1990’lı yıllarda işlenen faili meçhul cinayetlere ilişkin aralarında eski İçişleri Bakanı Mehmet Ağar’ın da bulunduğu 19 şüpheli hakkında açılan davada mahkeme, Susurluk döneminde kaybolduğu iddia edilen ve cinayetlerde kullanıldığı ileri sürülen kayıp Uzi marka silahların balistik raporlarının İsrail Devleti’ne sorulmasına karar verdi. Mahkeme, emekli Tuğgeneral Veli Küçük’ün tanık olarak dinlenmesine hükmetti. Susurluk çetesinin işlediği 19 faili meçhul cinayetlere ilişkin Ankara 1. Ağır Ceza Mahkemesi’nde açılan davanın 14. duruşması dün görüldü

Ayhan Çarkın dışarı atıldı

Sanıkların duruşmada vareste tutulmasına rağmen, sanık özel harekâtçı polis Ayhan Çarkın duruşmaya katıldı. Duruşmada CHP Milletvekili Tuncay Özkan tanık olarak ifade verdiği sırada, Çarkın, soru sormak istedi. Mahkeme Başkanı’nın izin vermemesine rağmen, Çarkın’ın mahkeme heyetine ve tanığa yönelik olarak soru sormakta ısrar etmesi ve hakaret içeren cümleler kullanması üzerine duruşma salonundan polis zoruyla çıkartıldı.
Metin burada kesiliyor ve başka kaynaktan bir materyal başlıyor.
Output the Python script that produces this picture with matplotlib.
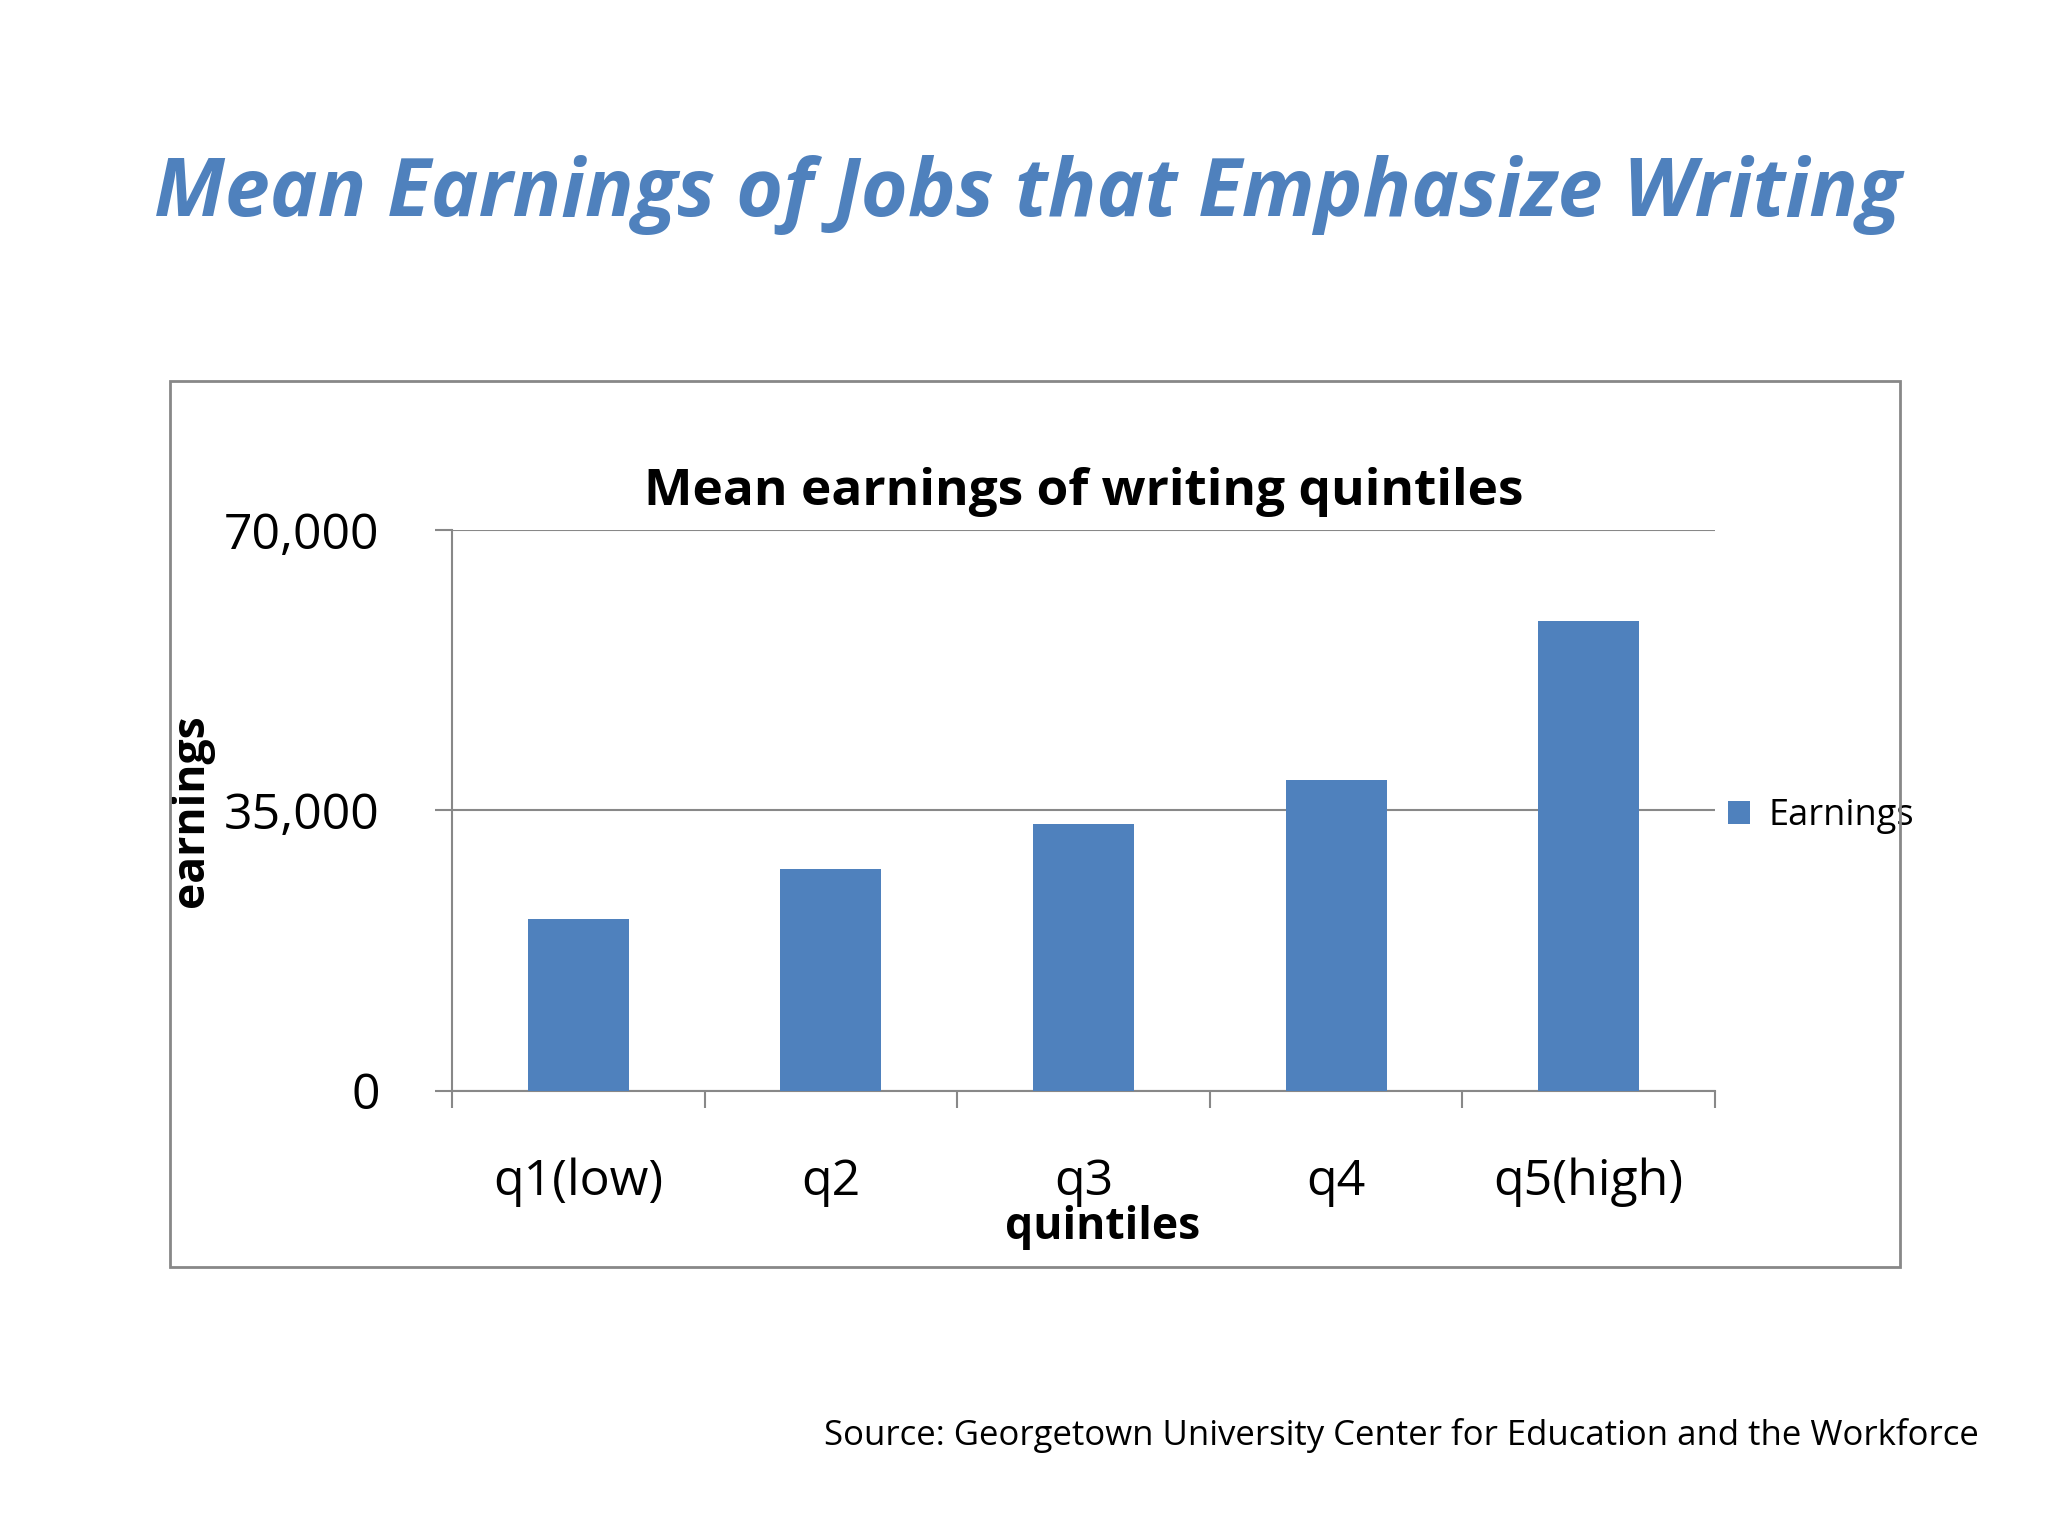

Tanık olarak dinlenen gazeteci Hikmet Çiçek, faili meçhul cinayetlerin işlendiği gecelerde Susurluk kazası sırasında hayatını kaybeden Emniyet Müdürü Hüseyin Kocadağ’ın nöbetçi olduğunu iddia etti. Çiçek, “Emniyette her gece asayişten sorumlu bir müdür nöbetçi kalır. Faili meçhul cinayetlerin işlendiği tarihlerde emniyette sorumlu nöbetçi müdür daima Hüseyin Kocadağ’dır. Kocadağ da Susurluk kazasında ölmüştür” dedi.

Hanefi Avcı: Çeteleşme

Eski İstihbarat Daire Başkanı Hanefi Avcı, telekonferans yoluyla tanık olarak dinlendi. Avcı, şunları kaydetti: “Ana hatları ile söylersem, bir dönem için güvenlik kuvvetleri içerisinde terörle mücadele adı altında ‘bunlarla mücadele hukuk sınırları içinde olmuyor, bu sınırları aşarak onların anladığı dille yapmamız gerekir’ gibi bir zihniyetle, yarısı resmi yarısı sivil kişilerin örgütlenerek, başlangıçta terörle mücadele ediyoruz diye başlayıp sonra çeteleşmeye dönüşen birtakım olaylar yaptıklarını biliyorum.”